Wells Fargo settled over its bogus accounts, but it still faces a fight from customers and ex-employees
Despite a blockbuster settlement announced Thursday, Wells Fargo isn’t done fighting allegations that its aggressive sales culture pushed employees to create accounts that customers never authorized.
The San Francisco banking giant still faces lawsuits from customers who say they were harmed by the bank’s practices, as well as from former employees who claim that they were were fired or forced to quit when they wouldn’t resort to breaking rules to meet the bank’s strict sales quotas.
Thursday’s settlement included consent orders from regulators that laid out a damning case against Wells Fargo and its practices — and might seem to strengthen the civil suits. In fact, attorneys for customers in one case announced a settlement with the bank the same day the deal with federal regulators was announced.
But in other cases — and it’s not clear how many there might be — the settlement may play no role at all. Although Wells Fargo agreed to pay $185 million in penalties, the bank did not admit wrongdoing. What’s more, parts of the settlement might not be admissible in court.
“From a legal standpoint, it probably doesn’t help,” said Bruce Simon, a San Francisco attorney who specializes in financial cases but who is not involved in the Wells Fargo cases. “But from an optics standpoint, it makes it sound like where there’s smoke there’s fire.”
Michael P. Kade, a Los Angeles attorney representing nine former Wells Fargo employees in a case filed in 2014, agreed that elements of the settlement may not be admissible.
Still, he said, if a judge allows some parts of it to be considered, it could influence jurors.
“The jury can make up their minds as to why a party that was so adamant it did nothing wrong all of a sudden decides to pay millions of dollars in fines,” he said.
Kade’s clients have accused the bank of a handful of labor law violations, including wrongful termination and failure to pay overtime, all related to the aggressive sales practices detailed in a 2013 Los Angeles Times investigation and later seized on by regulators.
In the suit, the workers allege that they were encouraged by Wells Fargo regional executives to “open unneeded ‘ghost’ accounts for customers, to order credit cards without customers’ permission and to forge clients signatures on paperwork in order to meet their sales quotas.”
The former employees say they weren’t paid for overtime hours they put in as they tried to meet unrealistic sales goals handed down by the bank’s higher-ups. What’s more, the employees say they were fired or forced to quit when they did not meet those sales goals and refused to create fake accounts or use other fraudulent means to do so.
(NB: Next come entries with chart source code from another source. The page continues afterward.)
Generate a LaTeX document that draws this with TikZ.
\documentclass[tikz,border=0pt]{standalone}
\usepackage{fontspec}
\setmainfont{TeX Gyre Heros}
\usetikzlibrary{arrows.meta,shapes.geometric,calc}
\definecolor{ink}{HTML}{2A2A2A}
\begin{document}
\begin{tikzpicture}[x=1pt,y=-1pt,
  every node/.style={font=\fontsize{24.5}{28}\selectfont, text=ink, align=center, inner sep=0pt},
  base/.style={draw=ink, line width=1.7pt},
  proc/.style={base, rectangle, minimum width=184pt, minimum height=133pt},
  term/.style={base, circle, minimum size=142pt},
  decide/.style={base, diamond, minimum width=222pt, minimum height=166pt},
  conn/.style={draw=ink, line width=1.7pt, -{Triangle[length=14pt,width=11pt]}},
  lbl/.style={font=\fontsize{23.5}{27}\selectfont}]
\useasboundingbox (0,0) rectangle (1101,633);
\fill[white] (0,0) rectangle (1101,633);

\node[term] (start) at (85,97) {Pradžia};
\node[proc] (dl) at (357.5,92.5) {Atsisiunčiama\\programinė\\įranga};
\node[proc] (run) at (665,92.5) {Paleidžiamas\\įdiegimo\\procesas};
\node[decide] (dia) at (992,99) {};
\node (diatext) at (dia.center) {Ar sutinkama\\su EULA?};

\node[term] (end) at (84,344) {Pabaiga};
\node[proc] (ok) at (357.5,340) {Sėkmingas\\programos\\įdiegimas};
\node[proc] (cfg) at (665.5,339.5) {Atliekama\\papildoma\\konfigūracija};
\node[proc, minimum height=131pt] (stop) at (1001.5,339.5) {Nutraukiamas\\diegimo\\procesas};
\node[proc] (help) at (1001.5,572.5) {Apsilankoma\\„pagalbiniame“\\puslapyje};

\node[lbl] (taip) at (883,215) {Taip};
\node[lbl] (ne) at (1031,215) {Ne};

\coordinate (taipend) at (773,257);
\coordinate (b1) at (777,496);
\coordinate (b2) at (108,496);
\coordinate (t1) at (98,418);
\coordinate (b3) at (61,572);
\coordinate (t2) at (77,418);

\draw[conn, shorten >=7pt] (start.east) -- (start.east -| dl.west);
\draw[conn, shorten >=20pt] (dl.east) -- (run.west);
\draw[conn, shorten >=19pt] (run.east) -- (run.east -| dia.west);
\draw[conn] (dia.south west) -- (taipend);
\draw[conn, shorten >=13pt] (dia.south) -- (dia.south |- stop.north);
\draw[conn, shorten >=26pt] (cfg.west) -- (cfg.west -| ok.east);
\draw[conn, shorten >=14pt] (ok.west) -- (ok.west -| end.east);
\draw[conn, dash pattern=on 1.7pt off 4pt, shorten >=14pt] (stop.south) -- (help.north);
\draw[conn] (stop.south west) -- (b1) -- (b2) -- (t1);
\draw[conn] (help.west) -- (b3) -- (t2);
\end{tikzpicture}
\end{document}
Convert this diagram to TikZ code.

Those practices were also cited in a lawsuit filed last year by L.A. City Atty. Mike Feuer and further detailed in regulatory orders released Thursday by the U.S. Consumer Financial Protection Bureau and the Office of the Comptroller of the Currency, a federal bank regulator, as part of the $185-million settlement.
Regulators, citing figures from a Wells Fargo internal investigation, said bank employees may have opened more than 2 million deposit and credit card accounts without customers’ authorization, a staggering sum that regulators said was the result of incentives that encouraged workers to open more accounts at all costs.
The bank’s attorneys in the case filed by former employees did not return calls for comment, but in court filings have denied all of the employees’ allegations.
The case is expected to go before a mediator later this year and, if the parties cannot agree on a settlement, could go to trial next year.
Although that case may eventually go to trial, suits filed by Wells Fargo customers over fake accounts have not made it that far. As at many other banks, Wells Fargo customers sign a contract requiring them to bring any disputes with the bank to a private arbitrator rather than to court.
Those arbitration clauses have stymied customers’ attempts to sue the bank, even over accounts they never agreed to open.
But one such case, rejected by a federal district court in San Francisco and later appealed to the 9th Circuit Court of Appeals, could soon be headed toward a settlement rather than to arbitration.
After regulators announced their settlements with Wells Fargo on Thursday, attorneys that have brought a class-action against the bank on behalf of customers said they had reached a settlement of their own with the bank.
Details of the settlement, which must be approved by the lower court, were not disclosed. Attorneys representing Wells Fargo did not return calls for comment.
“Our clients … are pleased Wells Fargo decided to make things right with its customers,” Derek Loeser, one of the attorneys for the plaintiffs, said in a statement late Thursday.